---------- Supplied material

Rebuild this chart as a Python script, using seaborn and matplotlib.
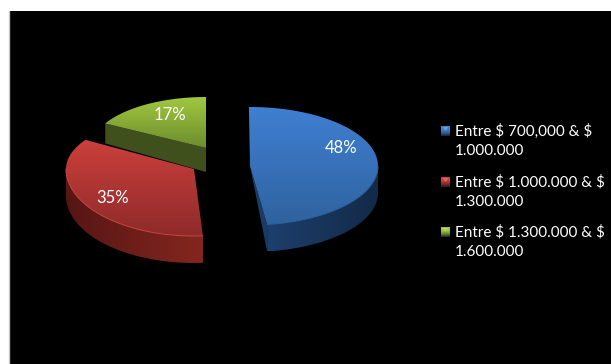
import numpy as np
import matplotlib
matplotlib.use("Agg")
import matplotlib.pyplot as plt
from matplotlib.patches import Polygon, Rectangle
import seaborn as sns

# Income bands and their share of the total
categories = ["Entre $ 700,000 & $\n1.000.000",
              "Entre $ 1.000.000 & $\n1.300.000",
              "Entre $ 1.300.000 & $\n1.600.000"]
shares = [48, 35, 17]

# Colour ramps: top face (light to dark), side wall (left to right), inner wall
top_ramps = [["#3f7fd2", "#2f639f"], ["#cc403c", "#8e2a2a"], ["#9fc83f", "#6e8c2e"]]
side_ramps = [["#1d3f6c", "#132a48"], ["#85261f", "#561614"], ["#46591f", "#3d4e1b"]]
inner_colors = ["#1b3b66", "#5a1715", "#3f501c"]
rim_colors = ["#2f639f", "#c8473f", "#93b83c"]

# Projected geometry of each exploded slice, in figure pixels:
# horizontal radius, then vertical radii behind and in front of the centre
centers = [(250, 166), (194, 169), (206, 148)]
radii = [(128, 59, 59), (128, 55, 67), (115, 51, 51)]
depths = [27, 27, 22]
starts = [-0.5, 176, 298.8]
label_xy = [(341, 148), (113, 198), (170, 115)]
legend_y = [131, 182, 232]

sns.set_theme(style="white")
plt.rcParams["font.family"] = ["Lato", "DejaVu Sans"]

fig = plt.figure(figsize=(6.11, 3.64), dpi=100, facecolor="white")
ax = fig.add_axes([0, 0, 1, 1])
ax.set_axis_off()
ax.add_patch(Rectangle((9, 11), 602, 353, fc="black", ec="none", zorder=0))
ax.plot([8.5, 8.5], [11, 364], color="#c8c8c8", lw=1, zorder=0)


def rim(center, radius, a0, a1, n=120):
    """Points on the elliptical rim; angles run clockwise from twelve o'clock."""
    t = np.radians(np.linspace(a0, a1, n))
    cos_t = np.cos(t)
    vertical = np.where(cos_t > 0, radius[1], radius[2])
    return np.column_stack([center[0] + radius[0] * np.sin(t),
                            center[1] - vertical * cos_t])


def shaded(points, colors, z, horizontal=False):
    """Fill a polygon with a linear colour ramp."""
    cmap = sns.blend_palette(colors, 64, as_cmap=True)
    grad = np.linspace(0, 1, 128)
    grad = grad[None, :] if horizontal else grad[:, None]
    x0, y0 = points.min(axis=0)
    x1, y1 = points.max(axis=0)
    img = ax.imshow(grad, cmap=cmap, extent=(x0, x1, y1, y0), aspect="auto",
                    zorder=z, interpolation="bilinear")
    img.set_clip_path(Polygon(points, closed=True, transform=ax.transData))


# Back slices first so the nearer ones overlap them
for i, z in zip([2, 1, 0], [2, 5, 8]):
    sweep = 360 * shares[i] / 100
    a0, a1 = starts[i], starts[i] + sweep
    c, r, d = centers[i], radii[i], depths[i]
    arc = rim(c, r, a0, a1)

    if i == 0:
        # Exposed cut face and the front wall on the right-hand slice
        end = arc[-1]
        ax.add_patch(Polygon([c, end, end + [0, d]], closed=True,
                             fc=inner_colors[i], ec="none", zorder=z))
        front = rim(c, r, 90, a1)
        wall = np.vstack([front, (front + [0, d])[::-1]])
        shaded(wall, side_ramps[i], z + 0.5, horizontal=True)
    elif i == 1:
        # Front wall sweeping from the near edge round to the far left
        front = rim(c, r, a0, 270)
        wall = np.vstack([front, (front + [0, d])[::-1]])
        shaded(wall, side_ramps[i][::-1], z + 0.5, horizontal=True)
    else:
        # Cut face seen along the lower edge of the rear slice
        start = arc[0]
        face = np.array([c, start, start + [0, d - 2], np.add(c, (0, d + 2))])
        ax.add_patch(Polygon(face, closed=True, fc=inner_colors[i], ec="none", zorder=z))

    top = np.vstack([[c], arc])
    shaded(top, top_ramps[i], z + 1)
    if i < 2:
        lit = rim(c, r, 90 if i == 0 else a0, a1 if i == 0 else 270)
        ax.plot(lit[:, 0], lit[:, 1], color=rim_colors[i], lw=0.7, zorder=z + 1.2)

    ax.text(*label_xy[i], f"{shares[i]}%", color="white", fontsize=12,
            ha="center", va="center", zorder=20)

# Legend: bevelled colour key followed by a two-line label
for name, y, ramp in zip(categories, legend_y, top_ramps):
    key = np.array([[441, y - 5], [450, y - 5], [450, y + 5], [441, y + 5]], float)
    shaded(key, [ramp[0], ramp[0], ramp[1], "#202020"], 20)
    tip = np.array([[442.5, y - 4], [448.5, y - 4], [445.5, y]], float)
    ax.add_patch(Polygon(tip, closed=True, fc="white", alpha=0.22, ec="none", zorder=21))
    first, second = name.split("\n")
    ax.text(455, y, first, color="white", fontsize=11, va="center", zorder=20,
            parse_math=False)
    ax.text(455, y + 20, second, color="white", fontsize=11, va="center", zorder=20,
            parse_math=False)

ax.set_xlim(0, 611)
ax.set_ylim(364, 0)
fig.savefig("out.png", dpi=100, facecolor="white")
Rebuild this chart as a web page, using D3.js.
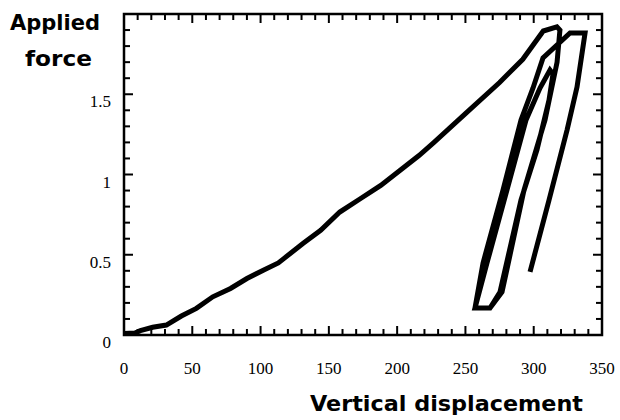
<!DOCTYPE html>
<html>
<head>
<meta charset="utf-8">
<script src="https://cdn.jsdelivr.net/npm/d3@7"></script>
<style>
  body { margin: 0; background: #fff; }
  .lbl { font-family: "Liberation Serif", "Times New Roman", serif; font-size: 17px; fill: #000; }
  .title { font-family: "DejaVu Sans", Arial, sans-serif; font-weight: bold; font-size: 21px; fill: #000; }
</style>
</head>
<body>
<div id="chart"></div>
<script>
// loading, three unload/reload cycles, final unload
const displacement = [
    0, 8, 12, 21, 31, 42, 53, 65, 78, 90, 102, 113, 117, 131, 144, 158, 173, 188, 202, 216, 227, 251, 275, 292, 307, 317, 319.2,
    317.1, 308.3, 292.9, 276.8, 268, 257,
    265.8, 280.4, 294.4, 304.6, 311.9,
    314.1, 311.2, 302.4, 290.7, 275.3, 268, 257,
    262.9, 277.5, 290.7, 299.5, 306.8, 326.6, 337.6,
    331.7, 324.4, 311.2, 297.3
]
const force = [
    0.01, 0.012, 0.027, 0.048, 0.062, 0.118, 0.166, 0.238, 0.29, 0.352, 0.404, 0.449, 0.476, 0.57, 0.652, 0.766, 0.849, 0.932, 1.025, 1.118, 1.2, 1.387, 1.573, 1.718, 1.894, 1.92, 1.9,
    1.7, 1.34, 0.903, 0.268, 0.168, 0.168,
    0.449, 0.903, 1.34, 1.539, 1.651,
    1.626, 1.464, 1.153, 0.841, 0.268, 0.168, 0.168,
    0.449, 0.903, 1.34, 1.539, 1.726, 1.882, 1.882,
    1.545, 1.277, 0.841, 0.393
]
const xTicks = [0, 50, 100, 150, 200, 250, 300, 350]
const yTicks = [0, 0.5, 1, 1.5]
const xMinorStep = 10
const yMinorStep = 0.1

let margin = { top: 14, right: 18, bottom: 85, left: 124 }
let width = 620 - margin.left - margin.right
let height = 420 - margin.top - margin.bottom

let x = d3.scaleLinear().domain([0, 350]).range([0, width])
let y = d3.scaleLinear().domain([0, 2]).range([height, 0])

let svg = d3.select('#chart')
    .append('svg')
    .attr('width', 620)
    .attr('height', 420)

let g = svg.append('g')
    .attr('transform', `translate(${margin.left}, ${margin.top})`)

g.append('rect')
    .attr('width', width)
    .attr('height', height)
    .attr('fill', 'none')
    .attr('stroke', '#000')
    .attr('stroke-width', 2.5)

// tick marks pointing inward on all four sides
let xAll = d3.range(0, 35.5).map(i => i * xMinorStep)
let yAll = d3.range(0, 20.5).map(i => +(i * yMinorStep).toFixed(1))
let xLen = d => d % 50 === 0 ? 9 : 6
let yLen = d => Math.round(d * 10) % 5 === 0 ? 9 : 6

let tickG = g.append('g')
tickG.selectAll('line.xb')
    .data(xAll)
    .join('line')
    .attr('class', 'xb')
    .attr('x1', d => x(d)).attr('x2', d => x(d))
    .attr('y1', height).attr('y2', d => height - xLen(d))
tickG.selectAll('line.xt')
    .data(xAll)
    .join('line')
    .attr('class', 'xt')
    .attr('x1', d => x(d)).attr('x2', d => x(d))
    .attr('y1', 0).attr('y2', d => xLen(d))
tickG.selectAll('line.yl')
    .data(yAll)
    .join('line')
    .attr('class', 'yl')
    .attr('y1', d => y(d)).attr('y2', d => y(d))
    .attr('x1', 0).attr('x2', d => yLen(d))
tickG.selectAll('line.yr')
    .data(yAll)
    .join('line')
    .attr('class', 'yr')
    .attr('y1', d => y(d)).attr('y2', d => y(d))
    .attr('x1', width).attr('x2', d => width - yLen(d))
tickG.selectAll('line')
    .style('stroke', '#000').style('stroke-width', '2px')

g.selectAll('.xlabel').data(xTicks).enter().append('text')
    .attr('class', 'lbl')
    .attr('x', d => x(d))
    .attr('y', height + 39)
    .attr('text-anchor', 'middle')
    .text(d => d)

g.selectAll('.ylabel').data(yTicks).enter().append('text')
    .attr('class', 'lbl')
    .attr('x', -13)
    .attr('y', d => y(d) + 13)
    .attr('text-anchor', 'end')
    .text(d => d3.format('')(d))

let line = d3.line()
    .x(i => x(displacement[i]))
    .y(i => y(force[i]))

g.append('path')
    .datum(d3.range(displacement.length))
    .attr('d', line)
    .attr('fill', 'none')
    .attr('stroke', '#000')
    .attr('stroke-width', 5)
    .attr('stroke-linejoin', 'miter')

svg.append('text')
    .attr('class', 'title')
    .attr('x', 10).attr('y', 30)
    .attr('textLength', 90).attr('lengthAdjust', 'spacingAndGlyphs')
    .text('Applied')

svg.append('text')
    .attr('class', 'title')
    .attr('x', 25).attr('y', 66)
    .attr('textLength', 67).attr('lengthAdjust', 'spacingAndGlyphs')
    .text('force')

svg.append('text')
    .attr('class', 'title')
    .attr('x', 310).attr('y', 411)
    .attr('textLength', 273).attr('lengthAdjust', 'spacingAndGlyphs')
    .text('Vertical displacement')
</script>
</body>
</html>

--------------------

Given exercise: Output the records above as they stand, from the first line to the line with "import seaborn as sns", inclusive, and exclude the pictures.

Exercise result:
Rebuild this chart as a Python script, using seaborn and matplotlib.
import numpy as np
import matplotlib
matplotlib.use("Agg")
import matplotlib.pyplot as plt
from matplotlib.patches import Polygon, Rectangle
import seaborn as sns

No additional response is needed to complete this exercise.